Paradox: New US arms sales policy takes human rights into consideration
The Donald Trump administration on Thursday, April 19, unveiled a US arms export policy that was due for sometime and aimed at expanding its sales of arms to allies, Reuters reported. It added that the new policy will boost the US defence industry and create more jobs in the domestic market.
The initiative, which was first reported by Reuters, meant the entire government would now throw its weight behind President Trump's personal role in promoting arms sales while meeting foreign heads of state.
"The White House aims to speed up arms deal approvals and increase the role of senior U.S. officials, including President Donald Trump, in closing foreign sales, while giving greater weight to business interests in sales decisions that have long prioritized human rights," the Reuters report said.
The Trump administration's new arms export policy will benefit companies like Boeing Co, Lockheed Martin Corp, Raython Co, Northrop Grumman Corp, etc.
It's been a year since the new policy was being worked on.
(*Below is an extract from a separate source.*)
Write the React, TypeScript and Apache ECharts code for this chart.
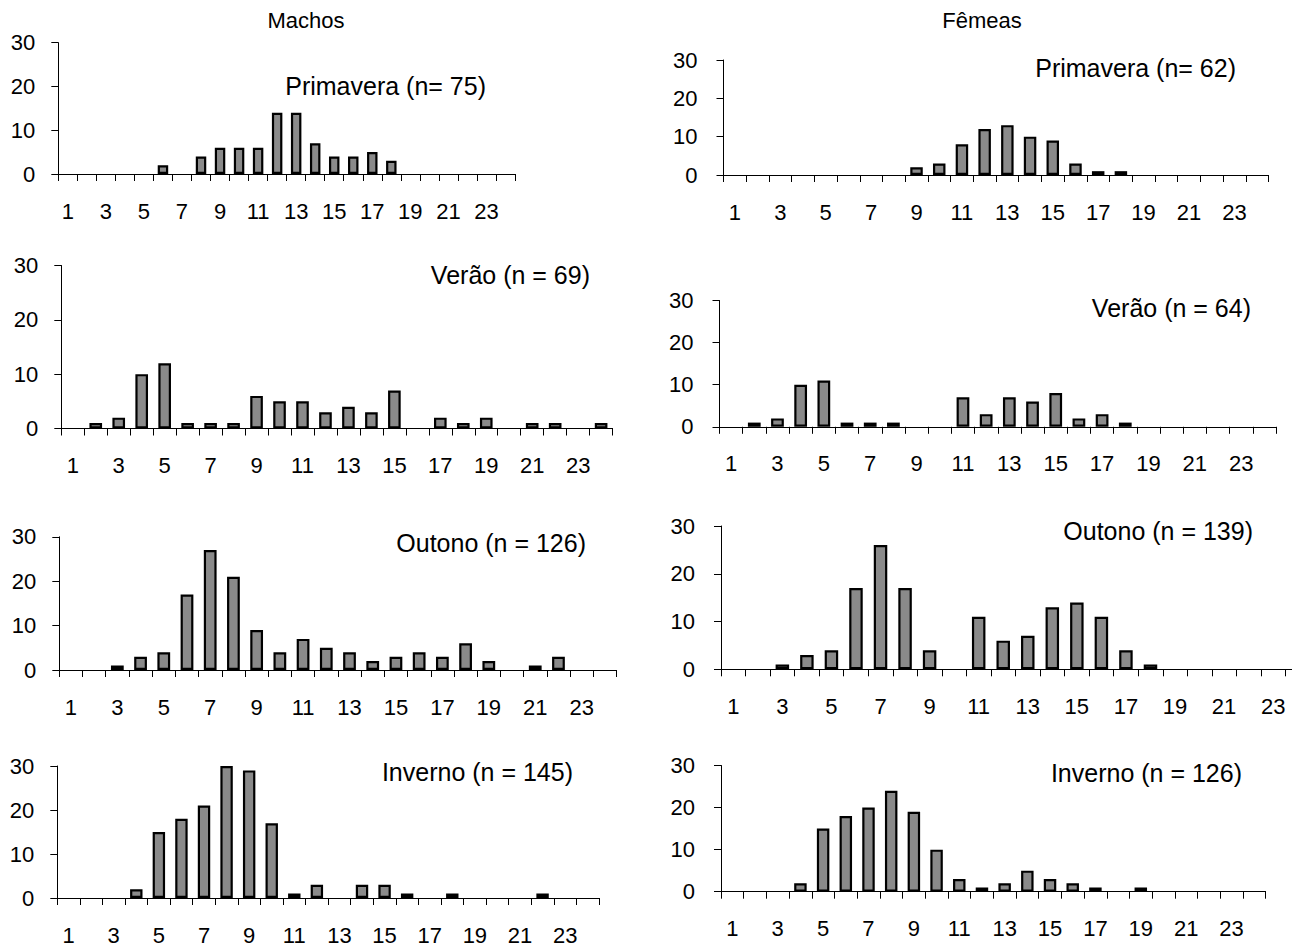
import React, { useEffect, useRef } from "react";
import * as echarts from "echarts";

const categories = [
  "1", "2", "3", "4", "5", "6", "7", "8", "9", "10", "11", "12",
  "13", "14", "15", "16", "17", "18", "19", "20", "21", "22", "23", "24",
];
const yTickValues = [0, 10, 20, 30];

const machoPrimavera = [0, 0, 0, 0, 0, 2, 0, 4, 6, 6, 6, 14, 14, 7, 4, 4, 5, 3, 0, 0, 0, 0, 0, 0];
const femeaPrimavera = [0, 0, 0, 0, 0, 0, 0, 0, 2, 3, 8, 12, 13, 10, 9, 3, 1, 1, 0, 0, 0, 0, 0, 0];
const machoVerao = [0, 1, 2, 10, 12, 1, 1, 1, 6, 5, 5, 3, 4, 3, 7, 0, 2, 1, 2, 0, 1, 1, 0, 1];
const femeaVerao = [0, 1, 2, 10, 11, 1, 1, 1, 0, 0, 7, 3, 7, 6, 8, 2, 3, 1, 0, 0, 0, 0, 0, 0];
const machoOutono = [0, 0, 1, 3, 4, 17, 27, 21, 9, 4, 7, 5, 4, 2, 3, 4, 3, 6, 2, 0, 1, 3, 0, 0];
const femeaOutono = [0, 0, 1, 3, 4, 17, 26, 17, 4, 0, 11, 6, 7, 13, 14, 11, 4, 1, 0, 0, 0, 0, 0, 0];
const machoInverno = [0, 0, 0, 2, 15, 18, 21, 30, 29, 17, 1, 3, 0, 3, 3, 1, 0, 1, 0, 0, 0, 1, 0, 0];
const femeaInverno = [0, 0, 0, 2, 15, 18, 20, 24, 19, 10, 3, 1, 2, 5, 3, 2, 1, 0, 1, 0, 0, 0, 0, 0];

const columnTitles = ["Machos", "Fêmeas"];
const panelTitles = [
  "Primavera (n= 75)", "Primavera (n= 62)",
  "Verão (n = 69)", "Verão (n = 64)",
  "Outono (n = 126)", "Outono (n = 139)",
  "Inverno (n = 145)", "Inverno (n = 126)",
];
const panelData = [
  machoPrimavera, femeaPrimavera,
  machoVerao, femeaVerao,
  machoOutono, femeaOutono,
  machoInverno, femeaInverno,
];

// layout: [left, right, top(30), bottom(0), titleRightX, titleY, yLabelMargin]
const layout = [
  [58.3, 515, 42.7, 174, 486, 86, 23],
  [723.5, 1268.5, 60, 175, 1236, 68, 26],
  [61.3, 612.6, 265.5, 428.5, 590, 275, 23],
  [719.5, 1276, 300.5, 426.8, 1251, 308, 26],
  [59.3, 616.5, 536.8, 670, 586, 543, 23],
  [721, 1310, 526, 669.3, 1253, 531, 26],
  [57.3, 599, 766, 898, 573, 772, 23],
  [721, 1265.6, 765.5, 891.7, 1242, 773, 26],
];
const columnTitlePos = [[306, 20], [982, 20]];

const FONT = '"Liberation Sans", Arial, sans-serif';

export default function App() {
  const ref = useRef<HTMLDivElement>(null);
  useEffect(() => {
    if (!ref.current) return;
    const chart = echarts.init(ref.current, null, { renderer: "svg" });
    const grid: any[] = [];
    const xAxis: any[] = [];
    const yAxis: any[] = [];
    const series: any[] = [];
    const graphic: any[] = [];
    layout.forEach((l, i) => {
      const [left, right, top, bottom, tx, ty, ym] = l;
      grid.push({
        left, top, width: right - left, height: bottom - top,
        containLabel: false, outerBoundsMode: "none",
      });
      xAxis.push({
        type: "category", gridIndex: i, data: categories, boundaryGap: true,
        axisLine: { show: true, lineStyle: { color: "#000", width: 1 } },
        axisTick: { show: true, interval: 0, length: 7, lineStyle: { color: "#000", width: 1 } },
        axisLabel: { interval: 1, margin: 26, color: "#000", fontSize: 22, fontFamily: FONT },
        splitLine: { show: false },
      });
      yAxis.push({
        type: "value", gridIndex: i, min: yTickValues[0], max: yTickValues[yTickValues.length - 1], interval: 10,
        axisLine: { show: true, lineStyle: { color: "#000", width: 1 } },
        axisTick: { show: true, length: 7, lineStyle: { color: "#000", width: 1 } },
        axisLabel: { margin: ym, color: "#000", fontSize: 22, fontFamily: FONT },
        splitLine: { show: false },
      });
      series.push({
        type: "bar", xAxisIndex: i, yAxisIndex: i,
        data: panelData[i].map((v) => (v === 0 ? null : v)),
        barWidth: "55%",
        itemStyle: { color: "#8a8a8a", borderColor: "#000", borderWidth: 2.2 },
      });
      graphic.push({
        type: "text", x: tx, y: ty,
        style: {
          text: panelTitles[i], textAlign: "right", textVerticalAlign: "middle",
          font: `25px ${FONT}`, fill: "#000",
        },
      });
    });
    columnTitles.forEach((t, i) => {
      graphic.push({
        type: "text", x: columnTitlePos[i][0], y: columnTitlePos[i][1],
        style: {
          text: t, textAlign: "center", textVerticalAlign: "middle",
          font: `22px ${FONT}`, fill: "#000",
        },
      });
    });
    chart.setOption({
      animation: false,
      backgroundColor: "#fff",
      grid, xAxis, yAxis, series, graphic,
    });
    return () => chart.dispose();
  }, []);
  return (
    <div
      ref={ref}
      style={{ position: "fixed", left: 0, top: 0, width: 1292, height: 946 }}
    />
  );
}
White House trade adviser Peter Navarro played a driving force behind the project, Reuters added. Sixty-eight-year-old Navarro is known for making the administration take tough actions on trade vis-à-vis China, the report said.
It was also said that human rights will now have an equal importance along with other factors in the armed sales deals. The US said the new arms policy was a "balance" one.
Revealing his optimism over the new policy, Trump during a joint news conference with his Japanese counterpart Shinzo Abe after meeting him in Florida said his administration was working to "short circuit" the complicated bureaucratic process at the state department and Pentagon to quicken the process of arms sales to allies like Japan and others.
The co-existence of the will to promote arms sales and the concern for human rights, however, has not convinced experts who feel this would encourage the potential abusers of human rights more.